Just this year alone we are paying for the 115th Congress this ridiculous amount to “work.” In this session alone they have failed to fix Healthcare, create and submit a budget, Immigration Reform, tax reform, the wall at the Southern border, and have yet to tackle the debt ceiling issue that must be moved to continue to fund the Government and to pay for the Hurricane Harvey cleanup. We are spending in 2017 $4.1 Billion for Congress. Oh, I forgot: that does NOT include their health or retirement benefits.

Most all in Congress govern with one finger in the air. No, I’m not referring to the “middle finger salute.” I am referring to a finger in the air to test the way the wind blows on a particular day about a particular political issue. Substantively one would expect all members of Congress to research, ask questions to get clarification about each pertinent detail in any legislation, then take it to their voting constituents and vote however it best impacts the voters they represent. That formerly was the way most issues were decided in legislation. But no more. Take for instance the Healthcare debacle just torpedoed.

In 2015, every G.O.P. Senator but one voted for the repeal of Obamacare. (Susan Collins voted against it then.) But several months ago when the exact same bill was put forth, 7 Republican Senators voted against it — the exact same repeal bill. (Collins voted again against it.) They were:

  • Lamar Alexander, R-Tenn.
  • Shelley Moore Capito, R-W.Va.
  • Dean Heller, R-Nev.
  • John McCain, R-Ariz.
  • Lisa Murkowski R-Alaska
  • Rob Portman, R-Ohio

Why would these six just a year and a half later change their votes? Those changes had nothing to do with the substance of the bill. The only reason they voted against it in 2015 was that they knew if it passed President Obama would NEVER sign it into law. They voted for it simply to be able to tell voters when campaigning they voted against Obamacare. Further, they campaigned in 2016 pledging support of the same repeal bill from 2015. And then they all voted against it.

Congressional hypocrisy is front and center now in the Immigration debate. Remember the “Gang of Eight?” Those were 8 senators — 4 Democrats and 4 Republicans — who joined forces to create the “Dream Act” that in 2013 was supposed to be the plan to fix Immigration. Those Senators were:

  • Sen. Michael F. Bennet, D-CO
  • Sen. Richard J. Durbin, D-IL
  • Sen. Jeff Flake, R-AZ
  • Sen. Lindsey O. Graham, R-SC
  • Sen. John McCain, R-AZ
  • Sen. Robert Menendez, D-NJ
  • Sen. Marco A. Rubio, R-FL
  • Sen. Charles E. Schumer, D-NY

The bill passed in the Senate but failed miserably in the House. Why? It included an almost immediate path to citizenship for illegal immigrants. An overwhelming majority of Americans do not support such a path, yet 4 G.O.P. Senators not only supported that section of the bill, they led the push to influence other G.O.P. members to vote for it as well — that in spite of the fact that Americans overwhelmingly objected to it. Two of the Gang of Eight ran for the G.O.P. Presidential nomination in 2016 who both distanced themselves from their support of that portion of the Dream Act. Just politics as usual in D.C.

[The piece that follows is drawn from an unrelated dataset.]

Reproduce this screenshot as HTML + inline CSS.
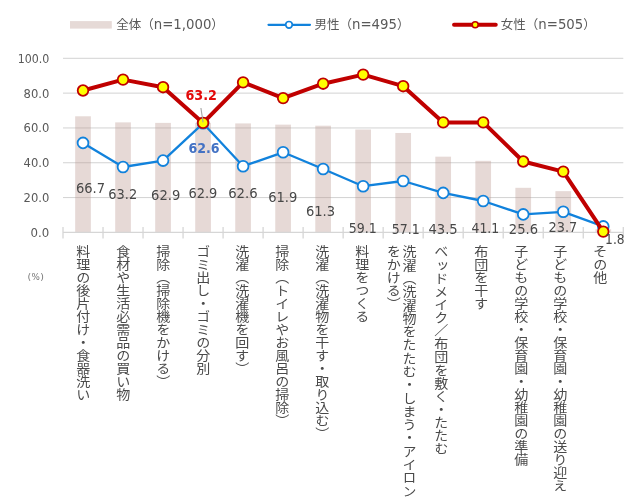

Plainly stating this puts it out front: Congress is failing Americans — every day. Immigration Reform is a fundamental process that should be treated very simply: pass a law to change existing immigration laws. If Congress cannot pass such a law, the legislative process has succeeded as it was designed by our forefathers. That is the way it is supposed to happen in our Representative Republic.

I’ll close by asking one question that has puzzled me to no end throughout this debate: DACA “kids” have been in the U.S. for years. Many illegal immigrants have been in the U.S. for a generation. During all those years, if any of these sincerely wish to be lawful citizens of the United States, why have they not even began the legal process to join the nearly 1 million immigrants who legally enter the U.S. every year?